Can Bad Car Tire Alignment Cause Loud Tire/Road Noise?

It is very rare for poor car tire alignment to cause loud tire road noise. This would mean a very serious problem in your alignment if it got to this point. Tire alignment basically means that your tires are straight in relation to each other and for them to be crooked enough to make a loud noise against the road is indicative of a severe situation. Poor tire alignment is evidenced by drifting while driving where the car seems to pull to one side or the wheels being visibly off center. If left unattended, poor alignment will cause uneven wearing of your tires, and it remains an extremely rare occurrence to have loud noise from your tires due to poor alignment.

What Is the Average Tire Alignment Price?

The tire alignment price you pay will vary depending on the alignment done and the location. The recommended alignment is a four wheel alignment and you should make sure that this is what you are getting, as you may be charged less for a front wheel alignment or a thrust alignment, which takes care of the rear axle only. A price in the $60 to $85 range is reasonable, depending on various factors. Most mechanics will begin by quoting a higher price than their final offer. Negotiate the price and get the best possible deal. Anyone asking for more than $90 is too expensive, and you should look elsewhere.

Do Tire Alignment Costs Vary Depending on the Type of Car?

Tire alignment costs will vary depending on the type of car that you are aligning. For example, if you were to align a smart car, the alignment costs might be less than if you were trying to align the latest Cadillac CTS. It's a matter of cost and car. A truck, on the other hand, will likely cost even more to align. Especially if it is a 4X4, because you not only have the full alignment of the front end to take care of (idler arm, upper/lower racks, steering assembly, etc.), you would also have to make sure that the driving wheels on the rear four-wheel-drive were also working correctly. This could cost you more than you think.

Does Rear Tire Alignment Cost More or Less than Front Tire Alignment?

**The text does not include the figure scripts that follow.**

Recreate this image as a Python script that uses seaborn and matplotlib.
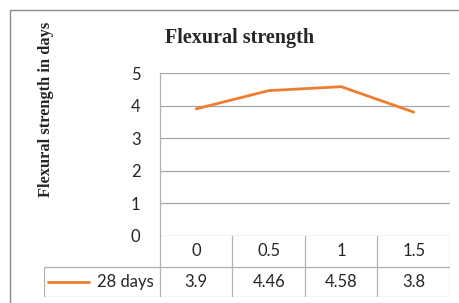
import numpy as np
import pandas as pd
import matplotlib
matplotlib.use("Agg")
import matplotlib.pyplot as plt
from matplotlib.lines import Line2D
import seaborn as sns

# ---- dados ----
categories = ["0", "0.5", "1", "1.5"]
strength_28 = [3.9, 4.46, 4.58, 3.8]
series_name = "28 days"
y_ticks = [0, 1, 2, 3, 4, 5]
chart_title = "Flexural strength"
y_label = "Flexural strength in days"

ORANGE = "#ED7D31"
GRID = "#A6A6A6"
TABLE = "#B0B0B0"
FRAME = "#8C8C8C"
TEXT_FONT = ["Lato", "DejaVu Sans"]
SERIF_FONT = ["Liberation Serif", "DejaVu Serif"]

sns.set_style("white")
plt.rcParams["font.family"] = TEXT_FONT

W, H = 460, 303
fig = plt.figure(figsize=(W / 100, H / 100), dpi=100)


def px_box(left, top, right, bottom):
    # pixel box -> fraçoes da figura
    return [left / W, 1 - bottom / H, (right - left) / W, (bottom - top) / H]


# ---- grafico principal ----
ax = fig.add_axes(px_box(160, 73, 450, 236))
df = pd.DataFrame({"pos": np.arange(len(categories)), "val": strength_28})
sns.lineplot(data=df, x="pos", y="val", ax=ax, color=ORANGE, linewidth=2.0)
ax.set_xlim(-0.5, len(categories) - 0.5)
ax.set_ylim(min(y_ticks), max(y_ticks))
ax.set_yticks(y_ticks)
ax.set_yticklabels([str(t) for t in y_ticks], fontsize=12)
ax.set_xticks([])
ax.set_xlabel("")
ax.set_ylabel("")
ax.tick_params(axis="y", length=0, pad=14)
for t in y_ticks:
    ax.axhline(t, color=GRID, linewidth=0.9, zorder=0)
for side in ["top", "right", "bottom"]:
    ax.spines[side].set_visible(False)
ax.spines["left"].set_color(TABLE)
ax.spines["left"].set_linewidth(0.9)

# ---- tabela de dados ----
col_w = 290 / len(categories)
x0 = -0.5 - 116 / col_w
tab = fig.add_axes(px_box(44, 236, 450, 297))
tab.set_xlim(x0, len(categories) - 0.5)
tab.set_ylim(0, 2)
tab.axis("off")
right = len(categories) - 0.5
tab.plot([x0, right], [1, 1], color=TABLE, lw=0.9)
tab.plot([x0, right], [0, 0], color=TABLE, lw=0.9)
tab.plot([x0, x0], [0, 1], color=TABLE, lw=0.9)
for i in range(len(categories) + 1):
    tab.plot([i - 0.5, i - 0.5], [0, 2], color=TABLE, lw=0.9)
for i, (c, v) in enumerate(zip(categories, strength_28)):
    tab.text(i, 1.5, c, ha="center", va="center", fontsize=12)
    tab.text(i, 0.5, f"{v:g}", ha="center", va="center", fontsize=12)
# legenda dentro da tabela
tab.plot([x0 + 0.06, x0 + 0.62], [0.5, 0.5], color=ORANGE, lw=2.0)
tab.text(-0.58, 0.5, series_name, ha="right", va="center", fontsize=12)

# ---- titulo e rotulo ----
fig.text(240 / W, 1 - 38 / H, chart_title, ha="center", va="center",
         fontsize=14.5, fontweight="bold", family=SERIF_FONT)
fig.text(46 / W, 1 - 109 / H, y_label, ha="center", va="center", rotation=90,
         fontsize=11.8, fontweight="bold", family=SERIF_FONT)

# ---- moldura externa ----
fig.add_artist(Line2D([10 / W, 1], [1 - 10 / H, 1 - 10 / H], color=FRAME, lw=1.0))
fig.add_artist(Line2D([10 / W, 10 / W], [0, 1 - 10 / H], color=FRAME, lw=1.0))

fig.savefig("out.png", dpi=100)
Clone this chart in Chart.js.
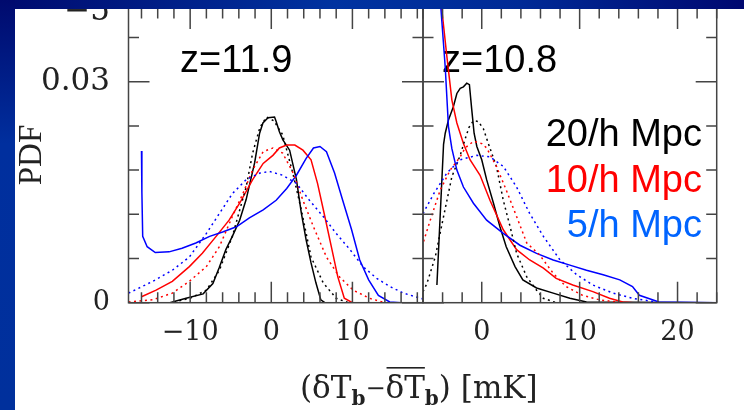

A rear tire alignment will tend to be less expensive than a front-end alignment for one reason, complexity. In a rear alignment, you are still setting toe-out and toe-in, but that's about it. You will have to make some minor suspension adjustments, but they can be achieved with a wrench. If you need to insert rear shims (spacers) to bring your car's rear end into alignment, a wrench will do. The front end, with its toe-out/toe-in, idler arm assemblies, steering rack assemblies and the like is more involved, since one thing affects another. So, a front alignment will actually be the more costly alignment.

How Can You Tell the Difference Between Tire Vibration and Engine Vibration?

Rather than tire vibration, engine vibration is easy to determine. First, sit at a red light and watch the tachometer if your vehicle has one. If the engine refuses to settle down and the idle level runs between 800 rpm and 2,600 rpm, you can be pretty sure you have an engine idle problem. If you have a tire vibration, you won't notice it until you are at speed. Once you've hit cruising speed, you will likely feel the steering wheel vibrate. Holding it by one hand will just confirm it. If it's a tire vibration, it could indicate wear or a tire problem. It might also indicate that your crankshaft could be slightly out of alignment, or it could just be a resonance with the roadway.

Are Oversteer and Understeer Signs of Bad Tire Alignment?

Oversteer and understeer are more likely signs of poorly maintained tires than the signs of bad tire alignment. Poorly maintained tires should be treated for safety purpose. On the other hand, an alignment manifests itself in cupping in the front and rear tires. If you find such cupping, give your tires a shake to see if there's play in them. If there is, then the chances are good the toe-in and toe-out have to be reset, as do the idler arms. Once that is completed, your car is ready to roll. However, watch the state of your tires and keep them in good shape.